Entries with chart source code:

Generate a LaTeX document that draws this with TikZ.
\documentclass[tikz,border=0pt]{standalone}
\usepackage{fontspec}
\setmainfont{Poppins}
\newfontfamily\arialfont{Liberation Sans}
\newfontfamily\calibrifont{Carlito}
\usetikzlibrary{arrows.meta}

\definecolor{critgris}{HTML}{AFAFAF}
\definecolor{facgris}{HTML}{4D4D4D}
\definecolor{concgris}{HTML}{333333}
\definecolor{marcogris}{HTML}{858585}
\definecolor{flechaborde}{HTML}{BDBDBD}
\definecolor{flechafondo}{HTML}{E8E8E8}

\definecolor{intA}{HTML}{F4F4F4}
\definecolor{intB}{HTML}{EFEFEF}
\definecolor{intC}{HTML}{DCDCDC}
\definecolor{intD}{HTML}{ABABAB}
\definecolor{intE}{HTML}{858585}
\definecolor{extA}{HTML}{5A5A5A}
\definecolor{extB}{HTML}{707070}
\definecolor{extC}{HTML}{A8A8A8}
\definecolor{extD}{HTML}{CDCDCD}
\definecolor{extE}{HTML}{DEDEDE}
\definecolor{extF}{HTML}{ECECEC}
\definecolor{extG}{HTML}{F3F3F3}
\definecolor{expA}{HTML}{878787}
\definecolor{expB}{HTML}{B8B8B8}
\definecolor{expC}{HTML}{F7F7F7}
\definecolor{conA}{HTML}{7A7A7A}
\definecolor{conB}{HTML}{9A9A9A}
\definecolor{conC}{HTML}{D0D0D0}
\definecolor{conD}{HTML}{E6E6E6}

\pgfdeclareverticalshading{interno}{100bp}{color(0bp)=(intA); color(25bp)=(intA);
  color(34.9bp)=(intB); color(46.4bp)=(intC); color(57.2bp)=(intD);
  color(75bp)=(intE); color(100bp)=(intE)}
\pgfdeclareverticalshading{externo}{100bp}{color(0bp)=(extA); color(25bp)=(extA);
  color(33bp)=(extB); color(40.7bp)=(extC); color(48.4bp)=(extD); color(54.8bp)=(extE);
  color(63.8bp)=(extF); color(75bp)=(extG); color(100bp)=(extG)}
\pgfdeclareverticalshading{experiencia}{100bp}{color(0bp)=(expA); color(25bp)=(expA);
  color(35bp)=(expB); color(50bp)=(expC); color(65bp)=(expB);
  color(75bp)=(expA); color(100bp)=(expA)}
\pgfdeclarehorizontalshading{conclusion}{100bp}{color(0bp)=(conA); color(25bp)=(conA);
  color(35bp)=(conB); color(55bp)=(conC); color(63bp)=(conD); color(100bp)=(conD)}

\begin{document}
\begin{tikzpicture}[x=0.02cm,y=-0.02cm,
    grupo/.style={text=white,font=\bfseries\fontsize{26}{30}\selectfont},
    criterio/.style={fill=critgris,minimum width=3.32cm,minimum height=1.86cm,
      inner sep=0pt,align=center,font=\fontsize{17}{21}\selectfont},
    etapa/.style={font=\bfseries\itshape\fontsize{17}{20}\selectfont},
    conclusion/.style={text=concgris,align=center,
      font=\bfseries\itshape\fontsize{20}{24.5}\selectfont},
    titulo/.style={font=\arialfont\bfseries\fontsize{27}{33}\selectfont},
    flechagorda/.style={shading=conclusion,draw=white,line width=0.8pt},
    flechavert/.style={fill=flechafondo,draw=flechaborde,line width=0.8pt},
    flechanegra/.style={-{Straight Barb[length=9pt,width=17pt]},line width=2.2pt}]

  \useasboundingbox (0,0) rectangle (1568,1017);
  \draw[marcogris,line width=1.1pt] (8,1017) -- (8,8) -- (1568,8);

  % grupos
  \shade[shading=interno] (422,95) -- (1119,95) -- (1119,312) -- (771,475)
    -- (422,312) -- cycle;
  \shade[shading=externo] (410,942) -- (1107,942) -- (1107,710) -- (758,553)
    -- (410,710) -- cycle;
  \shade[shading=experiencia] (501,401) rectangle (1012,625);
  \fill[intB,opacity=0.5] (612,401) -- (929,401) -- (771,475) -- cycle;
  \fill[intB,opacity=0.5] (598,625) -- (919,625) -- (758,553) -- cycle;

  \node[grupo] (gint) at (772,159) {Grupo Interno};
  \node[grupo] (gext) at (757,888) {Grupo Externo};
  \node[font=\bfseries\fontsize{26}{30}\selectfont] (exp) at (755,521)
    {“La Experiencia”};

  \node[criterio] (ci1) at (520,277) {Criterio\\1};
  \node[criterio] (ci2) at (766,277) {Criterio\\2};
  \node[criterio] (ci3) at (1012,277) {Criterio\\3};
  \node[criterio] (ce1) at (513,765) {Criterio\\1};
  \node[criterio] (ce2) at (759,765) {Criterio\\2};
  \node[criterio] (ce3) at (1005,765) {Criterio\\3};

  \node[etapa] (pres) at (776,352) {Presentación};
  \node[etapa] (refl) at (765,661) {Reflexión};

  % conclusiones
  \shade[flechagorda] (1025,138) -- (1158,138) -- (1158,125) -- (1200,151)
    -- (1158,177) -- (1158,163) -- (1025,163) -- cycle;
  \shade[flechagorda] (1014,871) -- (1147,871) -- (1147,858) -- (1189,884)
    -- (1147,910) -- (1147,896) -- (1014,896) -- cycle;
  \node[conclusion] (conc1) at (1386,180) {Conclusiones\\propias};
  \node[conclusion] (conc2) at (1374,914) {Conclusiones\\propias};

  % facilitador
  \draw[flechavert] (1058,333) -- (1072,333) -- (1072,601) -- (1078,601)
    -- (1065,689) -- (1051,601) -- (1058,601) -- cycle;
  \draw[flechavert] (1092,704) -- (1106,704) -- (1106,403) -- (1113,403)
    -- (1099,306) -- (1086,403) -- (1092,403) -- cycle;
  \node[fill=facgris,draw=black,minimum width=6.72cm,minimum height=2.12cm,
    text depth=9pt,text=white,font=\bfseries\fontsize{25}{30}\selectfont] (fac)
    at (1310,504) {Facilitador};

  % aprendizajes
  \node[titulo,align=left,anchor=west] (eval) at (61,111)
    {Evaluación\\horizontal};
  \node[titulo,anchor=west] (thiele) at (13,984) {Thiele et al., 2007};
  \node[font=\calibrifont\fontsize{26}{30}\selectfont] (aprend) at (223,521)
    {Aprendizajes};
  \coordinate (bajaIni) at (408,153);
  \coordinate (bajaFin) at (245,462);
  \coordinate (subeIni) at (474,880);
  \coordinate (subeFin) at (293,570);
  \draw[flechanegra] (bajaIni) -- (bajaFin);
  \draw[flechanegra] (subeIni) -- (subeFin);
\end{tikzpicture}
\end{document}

...

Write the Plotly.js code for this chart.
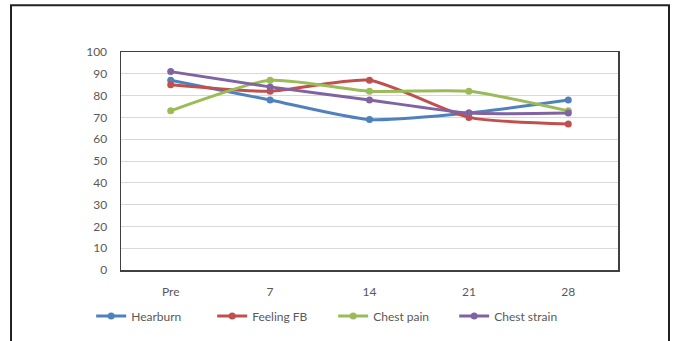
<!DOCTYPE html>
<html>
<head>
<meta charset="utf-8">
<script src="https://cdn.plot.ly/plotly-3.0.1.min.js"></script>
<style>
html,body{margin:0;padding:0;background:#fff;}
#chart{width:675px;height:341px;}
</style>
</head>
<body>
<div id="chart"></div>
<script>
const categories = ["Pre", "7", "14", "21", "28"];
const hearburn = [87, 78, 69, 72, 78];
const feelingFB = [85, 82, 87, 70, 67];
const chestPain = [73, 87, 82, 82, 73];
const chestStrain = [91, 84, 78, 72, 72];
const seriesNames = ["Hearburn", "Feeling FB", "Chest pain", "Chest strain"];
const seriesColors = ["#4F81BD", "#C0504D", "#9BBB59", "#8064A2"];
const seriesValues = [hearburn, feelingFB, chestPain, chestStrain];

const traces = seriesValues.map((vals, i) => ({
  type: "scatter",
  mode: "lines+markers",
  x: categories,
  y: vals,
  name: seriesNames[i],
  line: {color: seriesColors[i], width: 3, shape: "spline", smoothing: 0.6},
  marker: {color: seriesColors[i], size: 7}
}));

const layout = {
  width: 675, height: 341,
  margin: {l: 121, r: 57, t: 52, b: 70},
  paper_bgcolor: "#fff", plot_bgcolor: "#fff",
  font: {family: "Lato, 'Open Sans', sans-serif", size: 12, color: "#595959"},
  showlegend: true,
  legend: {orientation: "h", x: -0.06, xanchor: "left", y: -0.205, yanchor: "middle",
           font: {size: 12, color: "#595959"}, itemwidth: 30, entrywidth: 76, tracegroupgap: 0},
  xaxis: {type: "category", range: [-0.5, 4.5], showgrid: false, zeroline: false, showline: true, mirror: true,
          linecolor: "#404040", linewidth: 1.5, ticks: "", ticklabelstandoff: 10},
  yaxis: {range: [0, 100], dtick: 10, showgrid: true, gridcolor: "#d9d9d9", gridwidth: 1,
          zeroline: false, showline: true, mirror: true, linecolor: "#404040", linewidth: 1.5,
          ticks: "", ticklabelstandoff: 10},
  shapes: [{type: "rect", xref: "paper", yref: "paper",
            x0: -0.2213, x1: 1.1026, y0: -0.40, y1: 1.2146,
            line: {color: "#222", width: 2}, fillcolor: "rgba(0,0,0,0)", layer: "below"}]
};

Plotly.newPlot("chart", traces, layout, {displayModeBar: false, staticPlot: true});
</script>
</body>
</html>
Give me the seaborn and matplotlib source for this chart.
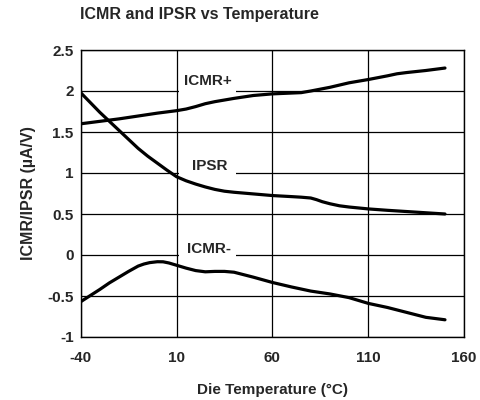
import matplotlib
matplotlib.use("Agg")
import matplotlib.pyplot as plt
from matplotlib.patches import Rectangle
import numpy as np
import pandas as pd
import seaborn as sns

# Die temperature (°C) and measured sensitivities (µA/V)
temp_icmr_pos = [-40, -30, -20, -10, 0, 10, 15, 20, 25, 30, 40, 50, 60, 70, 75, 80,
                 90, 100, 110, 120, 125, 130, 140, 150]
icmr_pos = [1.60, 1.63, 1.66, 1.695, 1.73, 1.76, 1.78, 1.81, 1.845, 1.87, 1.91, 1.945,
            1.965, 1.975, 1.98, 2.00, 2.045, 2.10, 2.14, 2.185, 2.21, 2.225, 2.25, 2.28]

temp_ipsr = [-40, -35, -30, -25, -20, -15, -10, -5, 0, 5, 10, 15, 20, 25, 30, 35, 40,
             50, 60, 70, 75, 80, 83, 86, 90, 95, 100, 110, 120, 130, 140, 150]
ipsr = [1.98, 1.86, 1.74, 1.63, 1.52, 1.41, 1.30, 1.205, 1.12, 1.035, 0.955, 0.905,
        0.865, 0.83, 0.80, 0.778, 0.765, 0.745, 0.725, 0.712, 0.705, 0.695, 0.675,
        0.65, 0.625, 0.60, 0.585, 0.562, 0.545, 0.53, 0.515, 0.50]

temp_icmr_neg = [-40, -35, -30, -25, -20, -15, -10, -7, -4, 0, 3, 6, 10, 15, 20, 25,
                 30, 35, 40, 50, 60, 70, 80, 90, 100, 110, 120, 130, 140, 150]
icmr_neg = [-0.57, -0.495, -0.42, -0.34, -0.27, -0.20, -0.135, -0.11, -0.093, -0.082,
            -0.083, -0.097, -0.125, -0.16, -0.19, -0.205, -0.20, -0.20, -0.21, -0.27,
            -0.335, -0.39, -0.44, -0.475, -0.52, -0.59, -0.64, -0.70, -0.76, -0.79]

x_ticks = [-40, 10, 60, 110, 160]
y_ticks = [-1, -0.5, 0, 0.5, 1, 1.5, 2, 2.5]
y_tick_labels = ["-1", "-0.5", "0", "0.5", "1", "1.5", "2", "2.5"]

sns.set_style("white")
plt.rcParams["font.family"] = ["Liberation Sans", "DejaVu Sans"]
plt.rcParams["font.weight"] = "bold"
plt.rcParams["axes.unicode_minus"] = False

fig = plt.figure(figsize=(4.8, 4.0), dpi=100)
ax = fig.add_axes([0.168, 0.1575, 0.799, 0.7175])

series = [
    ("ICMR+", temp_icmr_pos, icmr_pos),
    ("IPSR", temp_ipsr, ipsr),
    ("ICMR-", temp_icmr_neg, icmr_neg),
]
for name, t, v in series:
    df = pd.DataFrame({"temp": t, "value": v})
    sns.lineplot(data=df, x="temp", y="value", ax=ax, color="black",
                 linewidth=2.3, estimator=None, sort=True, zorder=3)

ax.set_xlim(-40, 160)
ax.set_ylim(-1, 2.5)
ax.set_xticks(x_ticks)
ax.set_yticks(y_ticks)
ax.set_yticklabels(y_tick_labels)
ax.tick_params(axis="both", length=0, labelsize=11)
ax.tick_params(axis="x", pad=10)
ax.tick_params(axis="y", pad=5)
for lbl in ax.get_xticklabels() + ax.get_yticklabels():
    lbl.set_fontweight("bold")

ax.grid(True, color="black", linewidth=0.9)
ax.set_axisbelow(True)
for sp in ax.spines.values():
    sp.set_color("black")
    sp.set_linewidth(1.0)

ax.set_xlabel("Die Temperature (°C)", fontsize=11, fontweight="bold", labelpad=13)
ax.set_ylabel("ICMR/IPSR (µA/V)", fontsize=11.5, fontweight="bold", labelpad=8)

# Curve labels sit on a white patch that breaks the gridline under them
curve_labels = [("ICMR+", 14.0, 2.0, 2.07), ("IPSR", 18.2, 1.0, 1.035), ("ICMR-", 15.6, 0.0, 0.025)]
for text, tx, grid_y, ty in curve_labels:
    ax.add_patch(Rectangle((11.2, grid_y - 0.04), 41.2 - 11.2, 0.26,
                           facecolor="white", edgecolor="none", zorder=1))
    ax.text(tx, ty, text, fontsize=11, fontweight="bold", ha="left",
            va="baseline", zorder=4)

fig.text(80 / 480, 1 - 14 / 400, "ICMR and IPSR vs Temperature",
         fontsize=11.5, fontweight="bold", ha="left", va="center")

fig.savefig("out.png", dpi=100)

*Exercise description*: Copy out, exactly, every line from the one that contains "Give me the" through the one that contains "import seaborn as sns". Pictures stay out of the copy.

*Correct output*:
Give me the seaborn and matplotlib source for this chart.
import matplotlib
matplotlib.use("Agg")
import matplotlib.pyplot as plt
from matplotlib.patches import Rectangle
import numpy as np
import pandas as pd
import seaborn as sns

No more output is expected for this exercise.